> **Given data**:
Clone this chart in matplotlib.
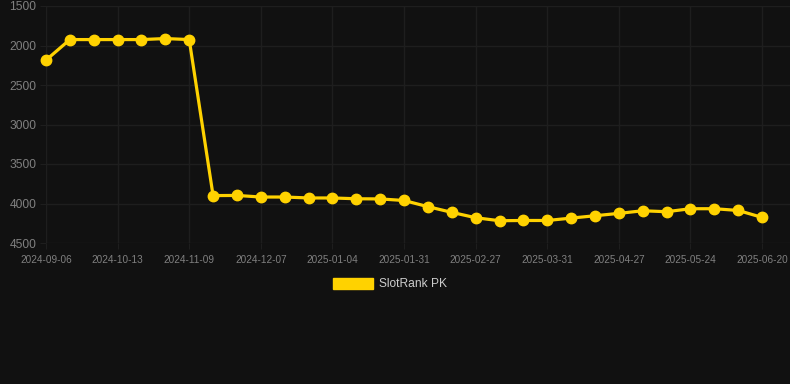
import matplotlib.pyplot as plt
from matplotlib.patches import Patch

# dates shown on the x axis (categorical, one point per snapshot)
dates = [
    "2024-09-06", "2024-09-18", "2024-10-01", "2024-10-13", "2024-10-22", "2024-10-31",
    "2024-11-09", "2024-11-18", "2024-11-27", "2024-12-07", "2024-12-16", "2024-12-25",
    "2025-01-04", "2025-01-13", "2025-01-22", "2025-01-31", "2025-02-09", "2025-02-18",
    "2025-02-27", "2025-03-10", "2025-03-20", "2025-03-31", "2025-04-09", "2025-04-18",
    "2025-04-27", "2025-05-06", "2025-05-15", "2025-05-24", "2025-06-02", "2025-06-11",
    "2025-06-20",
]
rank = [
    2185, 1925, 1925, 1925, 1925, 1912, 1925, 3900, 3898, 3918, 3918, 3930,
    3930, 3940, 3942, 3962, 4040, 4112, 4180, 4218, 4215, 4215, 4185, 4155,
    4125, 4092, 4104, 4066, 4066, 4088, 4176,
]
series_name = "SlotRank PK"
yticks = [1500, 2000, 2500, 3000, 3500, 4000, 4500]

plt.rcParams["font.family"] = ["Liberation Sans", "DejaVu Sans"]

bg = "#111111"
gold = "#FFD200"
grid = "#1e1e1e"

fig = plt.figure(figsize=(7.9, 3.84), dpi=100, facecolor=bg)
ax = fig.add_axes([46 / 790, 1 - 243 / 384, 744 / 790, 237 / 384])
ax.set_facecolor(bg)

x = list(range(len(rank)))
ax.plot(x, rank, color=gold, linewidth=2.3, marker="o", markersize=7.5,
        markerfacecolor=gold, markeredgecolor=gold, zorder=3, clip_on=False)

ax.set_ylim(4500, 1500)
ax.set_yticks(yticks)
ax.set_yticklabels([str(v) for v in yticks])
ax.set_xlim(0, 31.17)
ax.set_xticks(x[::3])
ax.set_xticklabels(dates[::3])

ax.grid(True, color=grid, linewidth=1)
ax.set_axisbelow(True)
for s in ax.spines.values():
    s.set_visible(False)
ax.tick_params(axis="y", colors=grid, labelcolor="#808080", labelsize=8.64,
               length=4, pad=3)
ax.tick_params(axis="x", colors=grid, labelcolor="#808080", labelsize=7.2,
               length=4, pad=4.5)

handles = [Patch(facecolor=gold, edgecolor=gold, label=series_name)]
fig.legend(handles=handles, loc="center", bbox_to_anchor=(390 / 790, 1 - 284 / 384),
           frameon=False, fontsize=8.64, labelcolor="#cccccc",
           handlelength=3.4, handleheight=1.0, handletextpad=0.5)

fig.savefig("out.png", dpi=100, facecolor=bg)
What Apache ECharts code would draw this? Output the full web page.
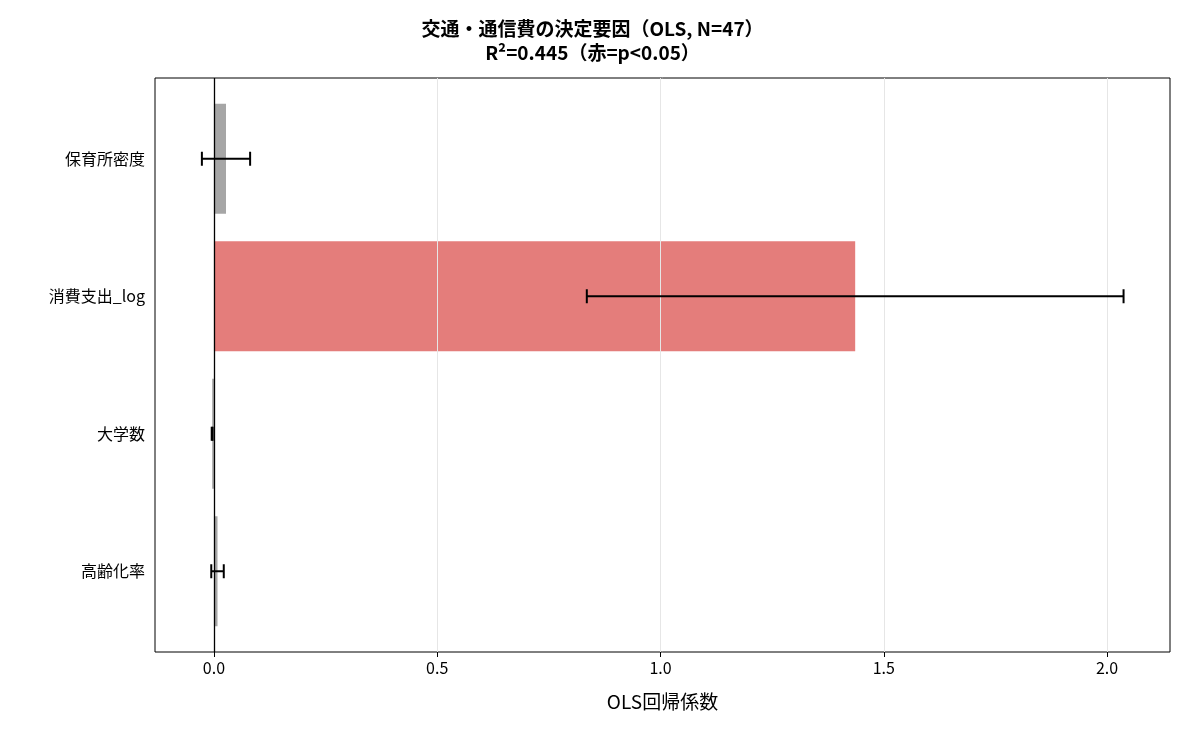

> **Your instructions**:
Reproduce the data above in full, exactly as it is, with the pictures left out.

> **Expected answer**:
Clone this chart in matplotlib.
import matplotlib.pyplot as plt
from matplotlib.patches import Patch

# dates shown on the x axis (categorical, one point per snapshot)
dates = [
    "2024-09-06", "2024-09-18", "2024-10-01", "2024-10-13", "2024-10-22", "2024-10-31",
    "2024-11-09", "2024-11-18", "2024-11-27", "2024-12-07", "2024-12-16", "2024-12-25",
    "2025-01-04", "2025-01-13", "2025-01-22", "2025-01-31", "2025-02-09", "2025-02-18",
    "2025-02-27", "2025-03-10", "2025-03-20", "2025-03-31", "2025-04-09", "2025-04-18",
    "2025-04-27", "2025-05-06", "2025-05-15", "2025-05-24", "2025-06-02", "2025-06-11",
    "2025-06-20",
]
rank = [
    2185, 1925, 1925, 1925, 1925, 1912, 1925, 3900, 3898, 3918, 3918, 3930,
    3930, 3940, 3942, 3962, 4040, 4112, 4180, 4218, 4215, 4215, 4185, 4155,
    4125, 4092, 4104, 4066, 4066, 4088, 4176,
]
series_name = "SlotRank PK"
yticks = [1500, 2000, 2500, 3000, 3500, 4000, 4500]

plt.rcParams["font.family"] = ["Liberation Sans", "DejaVu Sans"]

bg = "#111111"
gold = "#FFD200"
grid = "#1e1e1e"

fig = plt.figure(figsize=(7.9, 3.84), dpi=100, facecolor=bg)
ax = fig.add_axes([46 / 790, 1 - 243 / 384, 744 / 790, 237 / 384])
ax.set_facecolor(bg)

x = list(range(len(rank)))
ax.plot(x, rank, color=gold, linewidth=2.3, marker="o", markersize=7.5,
        markerfacecolor=gold, markeredgecolor=gold, zorder=3, clip_on=False)

ax.set_ylim(4500, 1500)
ax.set_yticks(yticks)
ax.set_yticklabels([str(v) for v in yticks])
ax.set_xlim(0, 31.17)
ax.set_xticks(x[::3])
ax.set_xticklabels(dates[::3])

ax.grid(True, color=grid, linewidth=1)
ax.set_axisbelow(True)
for s in ax.spines.values():
    s.set_visible(False)
ax.tick_params(axis="y", colors=grid, labelcolor="#808080", labelsize=8.64,
               length=4, pad=3)
ax.tick_params(axis="x", colors=grid, labelcolor="#808080", labelsize=7.2,
               length=4, pad=4.5)

handles = [Patch(facecolor=gold, edgecolor=gold, label=series_name)]
fig.legend(handles=handles, loc="center", bbox_to_anchor=(390 / 790, 1 - 284 / 384),
           frameon=False, fontsize=8.64, labelcolor="#cccccc",
           handlelength=3.4, handleheight=1.0, handletextpad=0.5)

fig.savefig("out.png", dpi=100, facecolor=bg)
What Apache ECharts code would draw this? Output the full web page.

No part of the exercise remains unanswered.